◆ SHORT PROBLEM
Copy all lines in which the word "seaborn" can be found.

───── RECORDS FOR THE EXERCISE

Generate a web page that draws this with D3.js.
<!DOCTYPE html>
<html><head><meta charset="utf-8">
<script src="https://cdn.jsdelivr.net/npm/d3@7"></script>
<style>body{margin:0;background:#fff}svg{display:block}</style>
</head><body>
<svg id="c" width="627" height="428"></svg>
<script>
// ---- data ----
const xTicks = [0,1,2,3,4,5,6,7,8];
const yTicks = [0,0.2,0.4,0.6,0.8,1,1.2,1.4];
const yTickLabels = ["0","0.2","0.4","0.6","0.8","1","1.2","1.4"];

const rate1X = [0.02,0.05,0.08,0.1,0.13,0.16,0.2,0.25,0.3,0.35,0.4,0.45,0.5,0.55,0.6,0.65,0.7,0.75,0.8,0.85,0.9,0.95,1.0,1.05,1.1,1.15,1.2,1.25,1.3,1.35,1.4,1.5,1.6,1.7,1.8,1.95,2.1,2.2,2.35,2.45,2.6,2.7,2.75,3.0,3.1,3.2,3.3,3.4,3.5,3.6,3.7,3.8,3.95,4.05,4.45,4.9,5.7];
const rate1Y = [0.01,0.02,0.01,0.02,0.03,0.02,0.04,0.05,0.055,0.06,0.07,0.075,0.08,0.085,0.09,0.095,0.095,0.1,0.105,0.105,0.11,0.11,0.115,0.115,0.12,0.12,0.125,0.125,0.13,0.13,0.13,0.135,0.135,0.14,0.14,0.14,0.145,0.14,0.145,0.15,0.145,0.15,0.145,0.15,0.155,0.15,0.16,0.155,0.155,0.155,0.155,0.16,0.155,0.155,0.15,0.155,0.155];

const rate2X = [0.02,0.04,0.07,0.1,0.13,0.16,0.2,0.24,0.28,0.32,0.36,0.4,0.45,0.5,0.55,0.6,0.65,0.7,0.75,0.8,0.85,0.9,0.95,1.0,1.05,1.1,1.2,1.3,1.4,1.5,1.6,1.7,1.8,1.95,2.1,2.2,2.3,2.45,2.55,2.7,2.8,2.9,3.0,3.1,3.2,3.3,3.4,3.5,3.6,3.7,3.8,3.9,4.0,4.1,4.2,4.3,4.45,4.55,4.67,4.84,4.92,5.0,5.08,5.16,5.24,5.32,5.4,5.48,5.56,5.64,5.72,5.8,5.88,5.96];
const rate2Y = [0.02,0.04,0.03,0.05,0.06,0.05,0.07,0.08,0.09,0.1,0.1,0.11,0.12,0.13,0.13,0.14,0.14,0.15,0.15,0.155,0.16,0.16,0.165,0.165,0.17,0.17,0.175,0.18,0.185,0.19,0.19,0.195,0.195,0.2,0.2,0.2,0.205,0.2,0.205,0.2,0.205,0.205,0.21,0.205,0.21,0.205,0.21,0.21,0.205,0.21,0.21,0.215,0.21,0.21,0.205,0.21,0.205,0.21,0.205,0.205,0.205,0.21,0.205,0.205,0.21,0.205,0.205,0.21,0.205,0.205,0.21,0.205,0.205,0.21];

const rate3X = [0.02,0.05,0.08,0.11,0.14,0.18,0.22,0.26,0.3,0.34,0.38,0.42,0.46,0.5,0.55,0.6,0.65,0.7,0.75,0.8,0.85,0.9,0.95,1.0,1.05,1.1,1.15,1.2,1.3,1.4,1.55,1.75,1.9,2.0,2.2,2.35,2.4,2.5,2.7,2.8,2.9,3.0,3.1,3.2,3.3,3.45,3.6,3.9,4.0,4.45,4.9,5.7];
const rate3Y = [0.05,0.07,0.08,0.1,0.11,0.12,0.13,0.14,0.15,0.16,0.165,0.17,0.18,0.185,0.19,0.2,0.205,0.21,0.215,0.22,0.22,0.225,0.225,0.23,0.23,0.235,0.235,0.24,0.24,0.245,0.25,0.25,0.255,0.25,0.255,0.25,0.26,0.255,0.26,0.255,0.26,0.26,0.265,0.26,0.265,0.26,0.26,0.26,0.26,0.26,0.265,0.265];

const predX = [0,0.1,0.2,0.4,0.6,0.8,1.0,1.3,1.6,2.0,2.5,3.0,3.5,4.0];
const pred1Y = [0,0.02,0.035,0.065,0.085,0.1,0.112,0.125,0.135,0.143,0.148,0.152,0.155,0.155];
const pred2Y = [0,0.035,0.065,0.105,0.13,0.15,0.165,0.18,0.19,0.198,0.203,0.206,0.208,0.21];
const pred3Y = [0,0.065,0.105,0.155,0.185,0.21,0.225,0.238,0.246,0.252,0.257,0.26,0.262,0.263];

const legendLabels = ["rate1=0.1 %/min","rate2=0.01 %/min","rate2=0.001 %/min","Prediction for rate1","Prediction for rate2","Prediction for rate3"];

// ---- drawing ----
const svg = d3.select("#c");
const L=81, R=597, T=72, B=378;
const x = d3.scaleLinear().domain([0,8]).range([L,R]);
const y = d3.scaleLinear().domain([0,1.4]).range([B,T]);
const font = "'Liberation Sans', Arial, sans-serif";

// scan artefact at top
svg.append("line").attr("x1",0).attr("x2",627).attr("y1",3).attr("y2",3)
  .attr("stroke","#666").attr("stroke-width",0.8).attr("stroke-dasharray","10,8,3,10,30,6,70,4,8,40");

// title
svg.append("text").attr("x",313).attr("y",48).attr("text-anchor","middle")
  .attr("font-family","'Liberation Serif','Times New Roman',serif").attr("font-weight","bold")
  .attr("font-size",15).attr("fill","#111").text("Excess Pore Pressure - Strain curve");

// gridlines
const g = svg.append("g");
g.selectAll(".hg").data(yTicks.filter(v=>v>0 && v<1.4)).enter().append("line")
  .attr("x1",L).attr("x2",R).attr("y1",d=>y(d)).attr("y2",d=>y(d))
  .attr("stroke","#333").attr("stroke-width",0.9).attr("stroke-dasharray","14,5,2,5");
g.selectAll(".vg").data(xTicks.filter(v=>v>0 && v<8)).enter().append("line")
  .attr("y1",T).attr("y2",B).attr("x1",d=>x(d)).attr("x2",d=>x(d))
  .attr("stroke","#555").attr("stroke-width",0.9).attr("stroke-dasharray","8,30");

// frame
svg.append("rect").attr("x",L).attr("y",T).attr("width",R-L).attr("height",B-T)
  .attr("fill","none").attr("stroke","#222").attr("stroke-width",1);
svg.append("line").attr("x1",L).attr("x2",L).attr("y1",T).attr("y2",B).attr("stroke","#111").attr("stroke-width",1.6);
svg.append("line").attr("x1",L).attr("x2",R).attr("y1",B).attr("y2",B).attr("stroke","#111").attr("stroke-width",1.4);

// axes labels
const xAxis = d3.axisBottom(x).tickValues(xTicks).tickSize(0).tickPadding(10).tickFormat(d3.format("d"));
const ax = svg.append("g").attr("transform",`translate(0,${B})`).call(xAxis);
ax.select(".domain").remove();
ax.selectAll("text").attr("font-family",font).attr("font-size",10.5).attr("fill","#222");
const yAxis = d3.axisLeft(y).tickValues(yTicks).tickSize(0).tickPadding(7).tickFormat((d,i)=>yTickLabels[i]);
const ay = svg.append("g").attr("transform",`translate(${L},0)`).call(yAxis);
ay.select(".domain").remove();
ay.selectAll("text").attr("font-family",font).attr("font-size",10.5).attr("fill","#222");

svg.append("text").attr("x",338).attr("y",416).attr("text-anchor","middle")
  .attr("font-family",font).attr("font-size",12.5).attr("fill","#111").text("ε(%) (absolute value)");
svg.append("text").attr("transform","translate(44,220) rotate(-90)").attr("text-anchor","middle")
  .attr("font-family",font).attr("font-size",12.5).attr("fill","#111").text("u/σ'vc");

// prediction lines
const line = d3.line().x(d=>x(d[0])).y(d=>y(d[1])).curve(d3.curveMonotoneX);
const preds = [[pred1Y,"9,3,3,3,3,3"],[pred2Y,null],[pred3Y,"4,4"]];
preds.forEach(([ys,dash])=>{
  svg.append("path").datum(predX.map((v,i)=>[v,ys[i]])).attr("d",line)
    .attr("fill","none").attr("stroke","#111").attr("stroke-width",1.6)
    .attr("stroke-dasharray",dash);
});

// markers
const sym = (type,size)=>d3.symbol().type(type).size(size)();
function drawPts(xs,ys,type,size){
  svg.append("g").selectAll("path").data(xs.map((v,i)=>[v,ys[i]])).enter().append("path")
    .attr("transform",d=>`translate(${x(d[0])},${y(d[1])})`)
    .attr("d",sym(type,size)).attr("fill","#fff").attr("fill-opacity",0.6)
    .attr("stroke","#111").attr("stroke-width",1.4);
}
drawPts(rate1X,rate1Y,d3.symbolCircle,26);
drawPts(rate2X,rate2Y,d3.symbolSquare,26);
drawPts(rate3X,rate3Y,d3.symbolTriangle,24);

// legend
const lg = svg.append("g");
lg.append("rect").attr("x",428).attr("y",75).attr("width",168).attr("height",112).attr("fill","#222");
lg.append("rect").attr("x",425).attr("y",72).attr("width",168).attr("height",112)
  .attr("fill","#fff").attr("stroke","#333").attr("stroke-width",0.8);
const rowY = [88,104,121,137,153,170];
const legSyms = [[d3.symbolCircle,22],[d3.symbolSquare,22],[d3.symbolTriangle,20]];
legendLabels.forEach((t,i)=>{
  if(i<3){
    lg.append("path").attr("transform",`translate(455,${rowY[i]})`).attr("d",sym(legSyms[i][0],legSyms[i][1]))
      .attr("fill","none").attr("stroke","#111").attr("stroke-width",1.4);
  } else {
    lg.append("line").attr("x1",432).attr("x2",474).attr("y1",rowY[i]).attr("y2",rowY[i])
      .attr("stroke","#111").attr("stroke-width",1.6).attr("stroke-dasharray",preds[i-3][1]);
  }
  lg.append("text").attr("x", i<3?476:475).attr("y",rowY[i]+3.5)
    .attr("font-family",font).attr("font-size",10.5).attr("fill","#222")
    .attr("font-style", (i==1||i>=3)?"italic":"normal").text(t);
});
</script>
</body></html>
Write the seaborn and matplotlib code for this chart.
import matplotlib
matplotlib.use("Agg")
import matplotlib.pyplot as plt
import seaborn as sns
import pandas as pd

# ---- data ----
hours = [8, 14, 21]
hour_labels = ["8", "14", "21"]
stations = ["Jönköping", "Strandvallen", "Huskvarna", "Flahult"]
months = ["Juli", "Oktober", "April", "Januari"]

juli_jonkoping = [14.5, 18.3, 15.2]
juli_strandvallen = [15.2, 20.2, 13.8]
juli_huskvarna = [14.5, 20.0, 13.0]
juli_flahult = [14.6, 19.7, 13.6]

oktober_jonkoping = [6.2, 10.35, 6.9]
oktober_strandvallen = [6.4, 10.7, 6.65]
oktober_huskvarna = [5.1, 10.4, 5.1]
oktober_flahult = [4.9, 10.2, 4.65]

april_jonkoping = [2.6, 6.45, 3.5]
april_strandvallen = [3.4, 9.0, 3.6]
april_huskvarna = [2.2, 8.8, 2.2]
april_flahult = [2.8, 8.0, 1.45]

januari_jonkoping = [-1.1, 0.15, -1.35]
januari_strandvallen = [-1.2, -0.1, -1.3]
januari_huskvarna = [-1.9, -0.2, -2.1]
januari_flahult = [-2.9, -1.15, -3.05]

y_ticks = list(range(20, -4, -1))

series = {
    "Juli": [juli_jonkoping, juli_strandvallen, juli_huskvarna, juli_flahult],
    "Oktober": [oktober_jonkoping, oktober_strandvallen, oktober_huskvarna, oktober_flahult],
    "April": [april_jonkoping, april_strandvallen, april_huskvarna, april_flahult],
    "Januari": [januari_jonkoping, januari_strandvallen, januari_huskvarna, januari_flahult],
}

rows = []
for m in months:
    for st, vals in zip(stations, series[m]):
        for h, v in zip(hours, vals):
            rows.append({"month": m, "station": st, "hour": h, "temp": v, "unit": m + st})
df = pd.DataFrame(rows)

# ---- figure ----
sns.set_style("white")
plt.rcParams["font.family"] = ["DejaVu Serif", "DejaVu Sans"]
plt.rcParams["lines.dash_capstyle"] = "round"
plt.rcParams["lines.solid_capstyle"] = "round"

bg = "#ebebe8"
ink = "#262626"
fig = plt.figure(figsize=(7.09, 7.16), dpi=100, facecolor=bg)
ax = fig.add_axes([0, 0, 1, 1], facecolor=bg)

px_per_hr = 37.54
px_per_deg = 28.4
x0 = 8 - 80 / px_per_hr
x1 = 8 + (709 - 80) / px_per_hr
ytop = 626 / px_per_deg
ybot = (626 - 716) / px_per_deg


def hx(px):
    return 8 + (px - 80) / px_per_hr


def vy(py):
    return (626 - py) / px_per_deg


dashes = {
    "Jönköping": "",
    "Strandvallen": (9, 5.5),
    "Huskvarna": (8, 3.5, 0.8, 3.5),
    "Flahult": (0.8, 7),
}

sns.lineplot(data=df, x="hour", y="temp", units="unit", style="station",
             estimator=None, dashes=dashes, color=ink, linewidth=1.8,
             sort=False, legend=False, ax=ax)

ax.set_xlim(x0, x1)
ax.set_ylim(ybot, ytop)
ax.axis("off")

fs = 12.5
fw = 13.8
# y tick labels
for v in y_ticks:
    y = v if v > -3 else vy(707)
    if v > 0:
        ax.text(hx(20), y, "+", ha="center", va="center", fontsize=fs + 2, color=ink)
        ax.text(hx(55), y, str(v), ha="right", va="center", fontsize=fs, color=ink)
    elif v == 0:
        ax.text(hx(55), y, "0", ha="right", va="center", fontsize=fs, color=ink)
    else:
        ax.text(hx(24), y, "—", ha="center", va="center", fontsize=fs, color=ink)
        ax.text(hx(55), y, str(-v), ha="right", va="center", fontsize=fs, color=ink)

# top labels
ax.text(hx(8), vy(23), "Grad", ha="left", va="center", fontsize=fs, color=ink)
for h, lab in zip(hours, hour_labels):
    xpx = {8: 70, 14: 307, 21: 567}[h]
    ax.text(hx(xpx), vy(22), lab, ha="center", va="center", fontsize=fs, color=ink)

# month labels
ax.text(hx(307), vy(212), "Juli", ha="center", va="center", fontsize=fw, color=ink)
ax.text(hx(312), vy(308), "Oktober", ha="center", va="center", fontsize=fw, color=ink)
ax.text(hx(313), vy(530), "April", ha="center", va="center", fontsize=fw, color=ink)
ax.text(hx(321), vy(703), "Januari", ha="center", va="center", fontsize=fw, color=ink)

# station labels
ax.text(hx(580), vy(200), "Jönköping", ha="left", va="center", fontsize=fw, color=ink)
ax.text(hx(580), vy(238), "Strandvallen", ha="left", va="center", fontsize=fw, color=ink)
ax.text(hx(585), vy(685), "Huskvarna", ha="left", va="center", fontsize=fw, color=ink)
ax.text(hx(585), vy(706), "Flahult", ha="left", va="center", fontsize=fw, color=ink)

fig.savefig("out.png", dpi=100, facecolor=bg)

──────────

◆ ANSWER IN FULL
Write the seaborn and matplotlib code for this chart.
import seaborn as sns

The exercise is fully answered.